Due esempi di aziende davvero eco

Per fortuna non tutte recitano questa parte. Alcune dimostrano che la sostenibilità non solo è possibile ma è addirittura redditizia. Ikea, ad esempio, negli ultimi anni ha investito in maniera incisiva nelle energie rinnovabili, tant’è che oggi una parte consistente dei suoi negozi e stabilimenti è alimentata da fonti pulite. L’azienda ha anche ridotto progressivamente le emissioni legate ai trasporti e quasi tutto il legno che utilizza proviene da foreste certificate o da materiali riciclati. Con il progetto “Ikea Preowned” l’azienda svedese ha già rimesso in circolo migliaia di mobili usati, incoraggiando i clienti a scegliere il riuso invece del nuovo. Non mancano nemmeno iniziative sociali, come il sostegno a programmi di accesso all’energia pulita in comunità svantaggiate.
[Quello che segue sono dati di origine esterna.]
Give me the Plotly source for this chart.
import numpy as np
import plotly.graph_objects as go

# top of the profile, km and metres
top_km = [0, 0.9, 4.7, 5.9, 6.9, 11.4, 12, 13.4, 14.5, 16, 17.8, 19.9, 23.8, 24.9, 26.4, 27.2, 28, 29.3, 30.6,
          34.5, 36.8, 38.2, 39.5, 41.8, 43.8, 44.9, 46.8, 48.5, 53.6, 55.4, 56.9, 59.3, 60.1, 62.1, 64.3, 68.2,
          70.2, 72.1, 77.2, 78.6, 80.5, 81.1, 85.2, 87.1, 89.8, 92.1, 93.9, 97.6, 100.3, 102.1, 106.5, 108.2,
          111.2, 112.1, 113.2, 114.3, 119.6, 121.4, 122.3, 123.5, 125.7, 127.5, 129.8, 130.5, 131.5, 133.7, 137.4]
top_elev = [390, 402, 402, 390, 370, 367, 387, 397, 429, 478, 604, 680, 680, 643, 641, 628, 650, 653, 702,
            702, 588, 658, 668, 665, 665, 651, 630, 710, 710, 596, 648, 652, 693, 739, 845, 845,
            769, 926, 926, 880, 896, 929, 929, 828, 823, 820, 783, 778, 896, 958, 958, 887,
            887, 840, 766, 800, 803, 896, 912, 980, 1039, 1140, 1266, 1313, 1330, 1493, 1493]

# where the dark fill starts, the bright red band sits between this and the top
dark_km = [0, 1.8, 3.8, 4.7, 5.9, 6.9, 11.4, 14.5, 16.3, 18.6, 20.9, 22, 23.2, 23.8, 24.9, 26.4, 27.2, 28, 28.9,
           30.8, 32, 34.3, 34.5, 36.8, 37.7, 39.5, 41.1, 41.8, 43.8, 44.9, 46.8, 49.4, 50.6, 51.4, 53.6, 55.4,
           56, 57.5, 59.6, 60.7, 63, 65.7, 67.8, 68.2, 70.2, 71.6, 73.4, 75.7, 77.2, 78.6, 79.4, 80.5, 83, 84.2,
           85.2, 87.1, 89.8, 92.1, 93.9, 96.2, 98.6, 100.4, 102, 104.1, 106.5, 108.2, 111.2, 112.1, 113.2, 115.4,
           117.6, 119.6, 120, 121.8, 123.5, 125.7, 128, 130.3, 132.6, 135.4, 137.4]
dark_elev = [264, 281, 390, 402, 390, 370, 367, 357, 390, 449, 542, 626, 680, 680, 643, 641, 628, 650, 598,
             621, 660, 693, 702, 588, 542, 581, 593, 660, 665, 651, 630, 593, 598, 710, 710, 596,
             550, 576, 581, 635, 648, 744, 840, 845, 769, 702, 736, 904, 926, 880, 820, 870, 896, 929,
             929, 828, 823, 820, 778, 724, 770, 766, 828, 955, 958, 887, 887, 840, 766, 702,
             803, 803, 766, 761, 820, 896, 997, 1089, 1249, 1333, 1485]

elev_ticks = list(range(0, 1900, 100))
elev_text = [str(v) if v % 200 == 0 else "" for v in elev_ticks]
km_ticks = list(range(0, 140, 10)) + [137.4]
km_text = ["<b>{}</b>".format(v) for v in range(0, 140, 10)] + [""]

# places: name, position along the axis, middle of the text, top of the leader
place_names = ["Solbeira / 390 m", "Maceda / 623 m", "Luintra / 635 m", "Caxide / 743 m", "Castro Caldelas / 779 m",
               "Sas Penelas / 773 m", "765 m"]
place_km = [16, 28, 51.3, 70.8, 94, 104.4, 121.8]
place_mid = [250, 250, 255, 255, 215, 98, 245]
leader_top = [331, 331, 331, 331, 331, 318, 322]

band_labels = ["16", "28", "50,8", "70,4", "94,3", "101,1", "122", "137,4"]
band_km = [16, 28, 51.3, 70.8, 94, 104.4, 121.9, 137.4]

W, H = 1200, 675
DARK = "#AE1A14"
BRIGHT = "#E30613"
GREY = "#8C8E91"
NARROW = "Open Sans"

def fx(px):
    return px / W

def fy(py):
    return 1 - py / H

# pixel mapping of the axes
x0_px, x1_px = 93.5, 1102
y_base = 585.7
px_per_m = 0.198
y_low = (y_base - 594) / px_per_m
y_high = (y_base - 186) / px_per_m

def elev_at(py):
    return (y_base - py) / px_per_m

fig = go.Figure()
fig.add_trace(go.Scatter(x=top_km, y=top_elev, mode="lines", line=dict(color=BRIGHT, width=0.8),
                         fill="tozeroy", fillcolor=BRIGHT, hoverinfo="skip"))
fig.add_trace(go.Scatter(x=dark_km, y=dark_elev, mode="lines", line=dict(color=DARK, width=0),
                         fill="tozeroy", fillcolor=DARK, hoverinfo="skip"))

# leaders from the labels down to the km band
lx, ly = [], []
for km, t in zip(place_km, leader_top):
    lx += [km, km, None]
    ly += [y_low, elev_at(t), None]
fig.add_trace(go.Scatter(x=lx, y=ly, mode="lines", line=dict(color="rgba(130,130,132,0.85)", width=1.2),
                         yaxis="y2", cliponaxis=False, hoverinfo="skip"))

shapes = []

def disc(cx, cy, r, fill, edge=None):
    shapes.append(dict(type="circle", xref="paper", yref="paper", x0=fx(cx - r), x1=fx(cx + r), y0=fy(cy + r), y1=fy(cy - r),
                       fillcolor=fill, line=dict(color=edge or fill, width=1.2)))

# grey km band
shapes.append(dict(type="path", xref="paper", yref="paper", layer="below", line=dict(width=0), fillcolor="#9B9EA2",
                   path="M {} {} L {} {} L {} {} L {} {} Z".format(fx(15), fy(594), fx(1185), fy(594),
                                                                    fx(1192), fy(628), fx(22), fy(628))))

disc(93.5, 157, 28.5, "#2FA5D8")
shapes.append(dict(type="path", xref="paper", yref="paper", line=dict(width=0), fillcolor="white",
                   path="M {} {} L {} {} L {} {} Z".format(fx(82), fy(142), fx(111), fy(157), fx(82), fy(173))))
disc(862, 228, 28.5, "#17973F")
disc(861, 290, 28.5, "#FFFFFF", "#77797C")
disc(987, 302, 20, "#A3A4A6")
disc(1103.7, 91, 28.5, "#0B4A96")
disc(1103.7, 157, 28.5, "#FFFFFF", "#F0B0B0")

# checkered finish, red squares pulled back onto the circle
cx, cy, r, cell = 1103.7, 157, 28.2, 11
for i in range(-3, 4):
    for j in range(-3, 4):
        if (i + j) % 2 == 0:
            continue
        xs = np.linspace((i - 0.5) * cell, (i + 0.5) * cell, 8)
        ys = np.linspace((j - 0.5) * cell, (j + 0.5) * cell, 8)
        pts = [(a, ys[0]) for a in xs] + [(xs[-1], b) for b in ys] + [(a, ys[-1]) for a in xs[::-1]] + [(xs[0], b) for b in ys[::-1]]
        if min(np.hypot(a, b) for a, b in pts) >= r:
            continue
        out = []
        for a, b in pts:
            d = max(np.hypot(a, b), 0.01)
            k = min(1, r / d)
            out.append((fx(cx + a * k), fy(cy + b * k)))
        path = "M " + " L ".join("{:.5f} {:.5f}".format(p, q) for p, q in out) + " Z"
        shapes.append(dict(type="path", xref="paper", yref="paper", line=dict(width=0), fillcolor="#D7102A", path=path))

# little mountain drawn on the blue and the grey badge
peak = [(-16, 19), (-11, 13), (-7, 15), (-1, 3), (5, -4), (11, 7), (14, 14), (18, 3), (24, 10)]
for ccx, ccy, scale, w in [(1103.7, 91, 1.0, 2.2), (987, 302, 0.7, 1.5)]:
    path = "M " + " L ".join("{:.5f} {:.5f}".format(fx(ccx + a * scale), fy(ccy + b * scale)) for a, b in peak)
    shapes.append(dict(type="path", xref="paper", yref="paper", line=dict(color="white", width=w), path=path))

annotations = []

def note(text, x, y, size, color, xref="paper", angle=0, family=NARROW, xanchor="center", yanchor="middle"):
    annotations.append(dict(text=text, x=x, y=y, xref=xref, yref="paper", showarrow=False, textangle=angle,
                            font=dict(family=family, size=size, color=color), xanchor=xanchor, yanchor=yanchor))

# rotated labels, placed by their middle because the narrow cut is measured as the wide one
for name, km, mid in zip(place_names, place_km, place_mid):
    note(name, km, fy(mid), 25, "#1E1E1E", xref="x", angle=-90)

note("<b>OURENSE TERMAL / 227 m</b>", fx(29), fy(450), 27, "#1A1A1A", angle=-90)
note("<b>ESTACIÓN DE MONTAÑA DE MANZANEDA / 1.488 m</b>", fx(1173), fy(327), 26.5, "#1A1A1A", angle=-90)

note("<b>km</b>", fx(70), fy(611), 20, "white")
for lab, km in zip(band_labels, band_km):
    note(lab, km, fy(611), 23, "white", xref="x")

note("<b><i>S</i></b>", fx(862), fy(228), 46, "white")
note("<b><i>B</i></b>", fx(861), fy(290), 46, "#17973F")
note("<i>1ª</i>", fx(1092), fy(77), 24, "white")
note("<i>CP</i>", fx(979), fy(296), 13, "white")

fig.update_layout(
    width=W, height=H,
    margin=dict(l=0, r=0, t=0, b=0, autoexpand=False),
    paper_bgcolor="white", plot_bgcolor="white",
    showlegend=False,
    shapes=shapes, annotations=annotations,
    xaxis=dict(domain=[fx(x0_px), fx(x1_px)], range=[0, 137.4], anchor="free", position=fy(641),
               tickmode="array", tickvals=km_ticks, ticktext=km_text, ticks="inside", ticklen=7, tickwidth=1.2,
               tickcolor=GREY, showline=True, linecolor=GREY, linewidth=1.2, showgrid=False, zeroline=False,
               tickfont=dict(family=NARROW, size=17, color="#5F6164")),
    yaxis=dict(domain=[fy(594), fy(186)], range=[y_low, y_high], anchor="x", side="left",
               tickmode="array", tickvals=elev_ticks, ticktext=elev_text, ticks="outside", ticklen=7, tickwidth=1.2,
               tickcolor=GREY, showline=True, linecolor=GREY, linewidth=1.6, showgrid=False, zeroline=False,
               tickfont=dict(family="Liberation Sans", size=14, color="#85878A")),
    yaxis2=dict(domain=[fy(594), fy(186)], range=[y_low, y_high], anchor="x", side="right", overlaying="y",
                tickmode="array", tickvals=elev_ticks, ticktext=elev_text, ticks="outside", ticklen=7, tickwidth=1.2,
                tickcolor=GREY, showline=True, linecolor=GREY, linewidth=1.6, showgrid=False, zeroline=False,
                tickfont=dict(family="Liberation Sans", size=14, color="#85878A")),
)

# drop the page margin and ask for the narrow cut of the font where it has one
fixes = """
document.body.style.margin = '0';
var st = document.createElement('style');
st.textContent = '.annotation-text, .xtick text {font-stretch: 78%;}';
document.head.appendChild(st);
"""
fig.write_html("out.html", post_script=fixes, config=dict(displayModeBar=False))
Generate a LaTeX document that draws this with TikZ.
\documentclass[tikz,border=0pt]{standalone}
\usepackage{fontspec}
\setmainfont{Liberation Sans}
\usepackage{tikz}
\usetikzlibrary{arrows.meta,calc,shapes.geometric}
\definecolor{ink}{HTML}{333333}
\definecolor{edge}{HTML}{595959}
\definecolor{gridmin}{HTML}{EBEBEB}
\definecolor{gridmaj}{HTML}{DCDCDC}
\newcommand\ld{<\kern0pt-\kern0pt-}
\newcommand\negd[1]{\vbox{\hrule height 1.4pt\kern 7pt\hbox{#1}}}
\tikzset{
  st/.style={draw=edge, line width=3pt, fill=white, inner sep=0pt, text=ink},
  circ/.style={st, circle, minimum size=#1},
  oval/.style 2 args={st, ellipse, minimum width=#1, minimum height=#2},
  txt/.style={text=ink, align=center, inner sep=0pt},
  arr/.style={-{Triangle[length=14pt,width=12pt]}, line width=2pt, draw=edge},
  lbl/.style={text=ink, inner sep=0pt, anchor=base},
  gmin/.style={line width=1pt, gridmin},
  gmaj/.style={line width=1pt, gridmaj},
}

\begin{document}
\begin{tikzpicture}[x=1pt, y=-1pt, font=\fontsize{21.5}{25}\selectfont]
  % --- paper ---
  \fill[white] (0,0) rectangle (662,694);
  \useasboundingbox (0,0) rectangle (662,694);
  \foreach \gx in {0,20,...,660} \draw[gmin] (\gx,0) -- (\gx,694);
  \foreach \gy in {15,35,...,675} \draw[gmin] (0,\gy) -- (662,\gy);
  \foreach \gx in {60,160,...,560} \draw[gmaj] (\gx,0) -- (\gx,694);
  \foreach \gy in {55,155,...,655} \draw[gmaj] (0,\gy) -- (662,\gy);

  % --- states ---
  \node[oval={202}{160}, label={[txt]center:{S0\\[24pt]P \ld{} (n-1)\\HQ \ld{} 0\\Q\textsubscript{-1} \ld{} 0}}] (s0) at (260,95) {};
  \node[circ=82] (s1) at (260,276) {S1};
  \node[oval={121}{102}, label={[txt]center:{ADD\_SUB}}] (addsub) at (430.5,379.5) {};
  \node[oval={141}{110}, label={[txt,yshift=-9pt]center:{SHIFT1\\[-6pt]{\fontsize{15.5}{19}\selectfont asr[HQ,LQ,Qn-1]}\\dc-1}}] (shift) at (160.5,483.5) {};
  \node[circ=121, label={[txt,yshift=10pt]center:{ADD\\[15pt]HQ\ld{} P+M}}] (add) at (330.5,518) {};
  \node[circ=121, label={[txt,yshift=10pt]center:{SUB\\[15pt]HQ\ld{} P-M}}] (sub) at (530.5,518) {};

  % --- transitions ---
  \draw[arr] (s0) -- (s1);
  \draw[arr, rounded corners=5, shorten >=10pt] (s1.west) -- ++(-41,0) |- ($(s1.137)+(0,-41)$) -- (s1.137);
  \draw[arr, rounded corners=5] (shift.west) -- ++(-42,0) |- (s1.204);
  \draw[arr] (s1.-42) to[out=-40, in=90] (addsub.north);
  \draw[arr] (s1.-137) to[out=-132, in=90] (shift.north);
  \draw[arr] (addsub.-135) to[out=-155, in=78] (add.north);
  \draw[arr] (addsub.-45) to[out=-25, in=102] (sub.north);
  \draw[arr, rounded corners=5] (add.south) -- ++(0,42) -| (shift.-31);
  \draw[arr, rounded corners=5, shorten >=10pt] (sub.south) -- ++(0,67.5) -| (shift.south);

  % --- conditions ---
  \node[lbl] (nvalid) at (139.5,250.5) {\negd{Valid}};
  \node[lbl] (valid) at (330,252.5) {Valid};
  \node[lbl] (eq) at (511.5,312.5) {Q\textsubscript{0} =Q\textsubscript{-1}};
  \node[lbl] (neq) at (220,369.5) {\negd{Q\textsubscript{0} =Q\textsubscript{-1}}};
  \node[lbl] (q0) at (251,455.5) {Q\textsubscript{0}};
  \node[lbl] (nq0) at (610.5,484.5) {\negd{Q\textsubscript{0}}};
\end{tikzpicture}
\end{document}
Patagonia è invece un brand che ha fatto della sostenibilità la propria identità. Da decenni devolve una parte fissa dei ricavi a progetti ambientali in tutto il mondo attraverso l’iniziativa cui aderisce insieme ad altri,”1% for the Planet”, che devolve l’1% dei guadagni annuali a ONG e associazioni locali. Nel 2022 il fondatore Yvon Chouinard ha compiuto un gesto senza precedenti: ha trasferito l’azienda alle no profit Patagonia Purpose Trust e Holdfast Collective, affinché i futuri profitti vadano alla lotta contro il cambiamento climatico. Inoltre, da tempo l’impresa sperimenta materiali alternativi come il cotone organico e il poliestere riciclato e ha ridotto sensibilmente i consumi energetici lungo la filiera diventando un simbolo dell’attivismo aziendale.